## Figuring How To Get There From Here

###### By Mike O’Hern, Center Director of Mathnasium of West Knoxville

Have you ever tried to wrap your head around something that just doesn’t seem possible, but it is?  I remember a couple of summers ago fighting with what’s referred to as “The Monty Hall Problem” until it seemed like I was going to go nuts.  Since I don’t want you to go nuts, I won’t go into it here. Maybe in the future, I’ll feel a little less magnanimous and tell you anyway.

I was recently asked about one of those things that just doesn’t seem right, but it really is.  Here we go.  First, you know that 0.9 is really close to 1, right?  But 0.99 is much closer.  So 0.999 is getting crushingly close, right?  But what about 0.99999999999?  Could you fit your feeler gauge between that number and 1?  Yes, if you can find a small enough feeler gauge.  But if we put enough nines in there, can we get to 1?  That brings us to the kicker.  What about 0.999…?  How close is that?  The “…” after the nines means that the nines go on forever, never stopping.  (If I were writing by hand, I would simply write 0.9 and put a bar over the 9. However, I’m not smart enough to get my computer to do that.)

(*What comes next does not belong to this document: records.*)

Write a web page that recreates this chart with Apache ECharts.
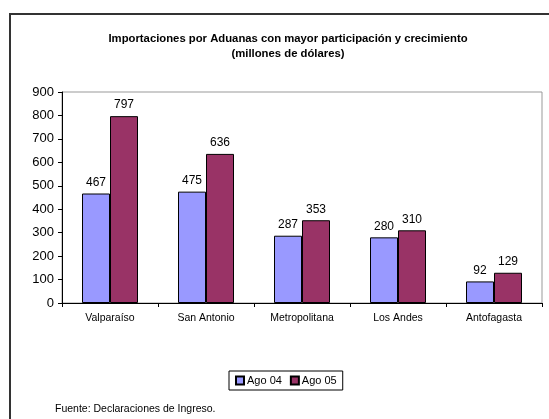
<!DOCTYPE html>
<html>
<head>
<meta charset="utf-8">
<script src="https://cdn.jsdelivr.net/npm/echarts@6/dist/echarts.min.js"></script>
<style>
  html, body { margin: 0; padding: 0; background: #fff; }
  #chart { width: 549px; height: 419px; }
</style>
</head>
<body>
<div id="chart"></div>
<script>
// datos
const aduanas = ['Valparaíso', 'San Antonio', 'Metropolitana', 'Los Andes', 'Antofagasta'];
const ago04 = [467, 475, 287, 280, 92];
const ago05 = [797, 636, 353, 310, 129];
const seriesNames = ['Ago 04', 'Ago 05'];

const chart = echarts.init(document.getElementById('chart'));

const labelStyle = {
  show: true,
  position: 'top',
  distance: 5,
  fontFamily: 'Liberation Sans, Arial',
  fontSize: 12,
  color: '#000'
};

const option = {
  animation: false,
  textStyle: { fontFamily: 'Liberation Sans, Arial' },
  title: {
    text: 'Importaciones por Aduanas con mayor participación y crecimiento\n(millones de dólares)',
    left: 283,
    textAlign: 'center',
    top: 26,
    textStyle: {
      fontSize: 11.3,
      fontWeight: 'bold',
      lineHeight: 15,
      color: '#000',
      fontFamily: 'Liberation Sans, Arial'
    }
  },
  graphic: [
    {
      type: 'rect',
      shape: { x: 10, y: 14, width: 600, height: 450 },
      style: { fill: 'none', stroke: '#333', lineWidth: 2 },
      silent: true
    },
    {
      type: 'text',
      left: 55,
      top: 404,
      style: {
        text: 'Fuente: Declaraciones de Ingreso.',
        fontSize: 10.5,
        fill: '#000',
        fontFamily: 'Liberation Sans, Arial'
      }
    }
  ],
  legend: {
    data: seriesNames,
    left: 229,
    top: 371,
    width: 112,
    height: 20,
    padding: [4, 6],
    itemWidth: 8,
    itemHeight: 8,
    itemGap: 8,
    borderColor: '#000',
    borderWidth: 1,
    textStyle: { fontSize: 11, color: '#000', padding: [0, 0, 0, -2] },
    icon: 'rect'
  },
  grid: {
    left: 62,
    top: 92,
    width: 480,
    height: 211,
    show: true,
    borderColor: '#999',
    borderWidth: 1,
    containLabel: false
  },
  xAxis: {
    type: 'category',
    data: aduanas,
    axisLine: { lineStyle: { color: '#000', width: 1 } },
    axisTick: { show: true, alignWithLabel: false, length: 4, inside: false, lineStyle: { color: '#000' } },
    axisLabel: { fontSize: 10.5, color: '#000', margin: 10 },
    splitLine: { show: false }
  },
  yAxis: {
    type: 'value',
    min: 0,
    max: 900,
    interval: 100,
    axisLine: { show: true, lineStyle: { color: '#000', width: 1 } },
    axisTick: { show: true, length: 4, lineStyle: { color: '#000' } },
    axisLabel: { fontSize: 13, color: '#000', margin: 8 },
    splitLine: { show: false }
  },
  series: [
    {
      name: seriesNames[0],
      type: 'bar',
      data: ago04,
      barWidth: 28,
      barGap: '0%',
      itemStyle: { color: '#9999FF', borderColor: '#000', borderWidth: 1 },
      label: labelStyle
    },
    {
      name: seriesNames[1],
      type: 'bar',
      data: ago05,
      barWidth: 28,
      barGap: '0%',
      itemStyle: { color: '#993366', borderColor: '#000', borderWidth: 1 },
      label: labelStyle
    }
  ]
};

chart.setOption(option);
</script>
</body>
</html>
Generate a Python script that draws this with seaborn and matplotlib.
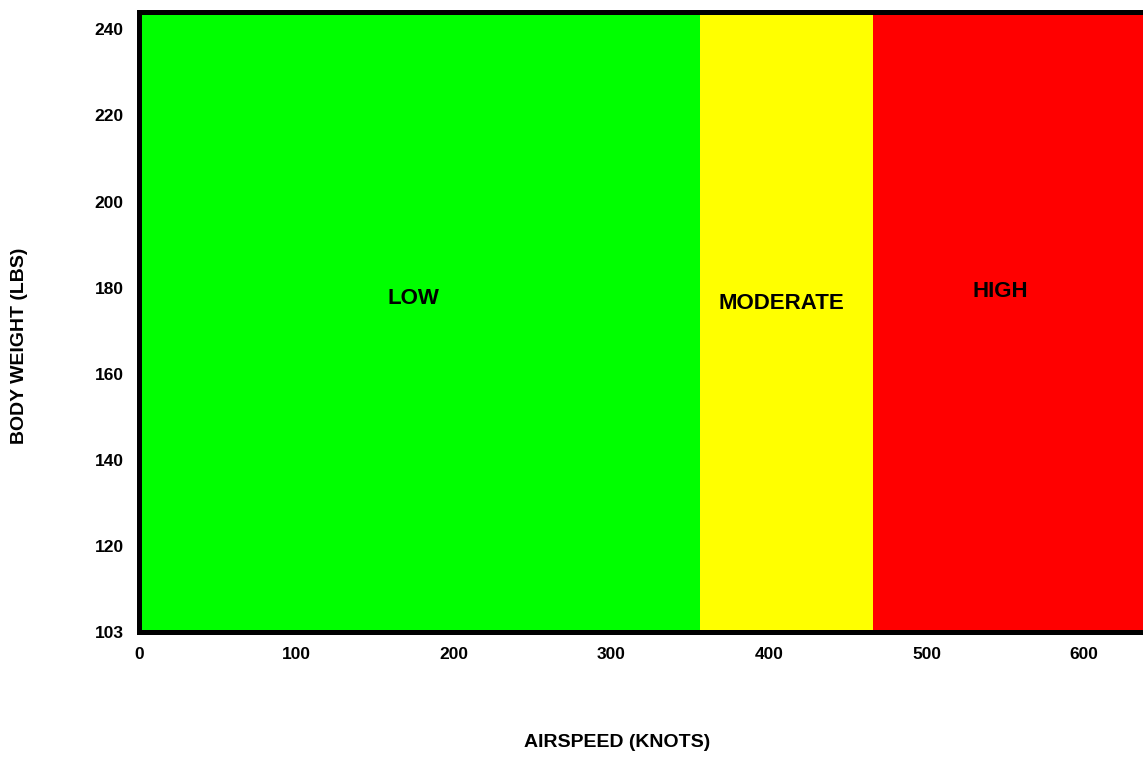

What if I told you that no, you can’t fit your feeler gauge between 0.999… and 1 because 0.999… = 1?  We got there!  “That’s not possible!” you cry.  Okay, I’ll admit that I felt the same way, and because I’m such a sweetheart I’m not going to just say it and leave you to figure it out.  Actually, there are multiple ways to show this to be true, but I’ll stick with the ones that are simplest and don’t require knowledge of high-level math.  (I’m not trying to “dumb anything down,” mind you.  It’s just that I prefer the simplest way to get somewhere myself!)

#### What if I told you that no, you can’t fit your feeler gauge between 0.999… and 1 because 0.999… = 1?

Think for a minute about 1/3.  To write this as a decimal fraction you would write 0.333…  Yes, the threes go on forever.  Now let’s add up three of them:

1/3            0.333…

1/3            0.333…

+ 1/3       + 0.333…

1             0.999…

Okay, so 0.999… equals 1 because 3 x (1/3) is the same as 3 x (0.333…).  Not convinced yet?  Too simple?  I thought so.  You’re so stubborn.  Let’s try it another way.

On this one, we will start with the statement that something is equal to our nasty little mystery number like this:  x = 0.999…, then use some simple algebra to figure out what is equal to it.  We’ll multiply the whole equation by ten, then subtract the initial equation from that.  Looks like this:

10x = 9.999…

x = 0.999…

9x = 9

1x = 1, or simply x = 1

Now I know you’re saying, “but if you multiply a number by ten, then there would be a zero at the end of it!”  But in this case there isn’t, because the nines go on forever, so all the multiplying does is move the decimal place.

The bottom line is that if you have 0.9999 etc with a finite (limited) number of nines, you’ll get really, really close to 1 without hitting it, but if the nines never stop, you’re there.  Turns out you can get there from here!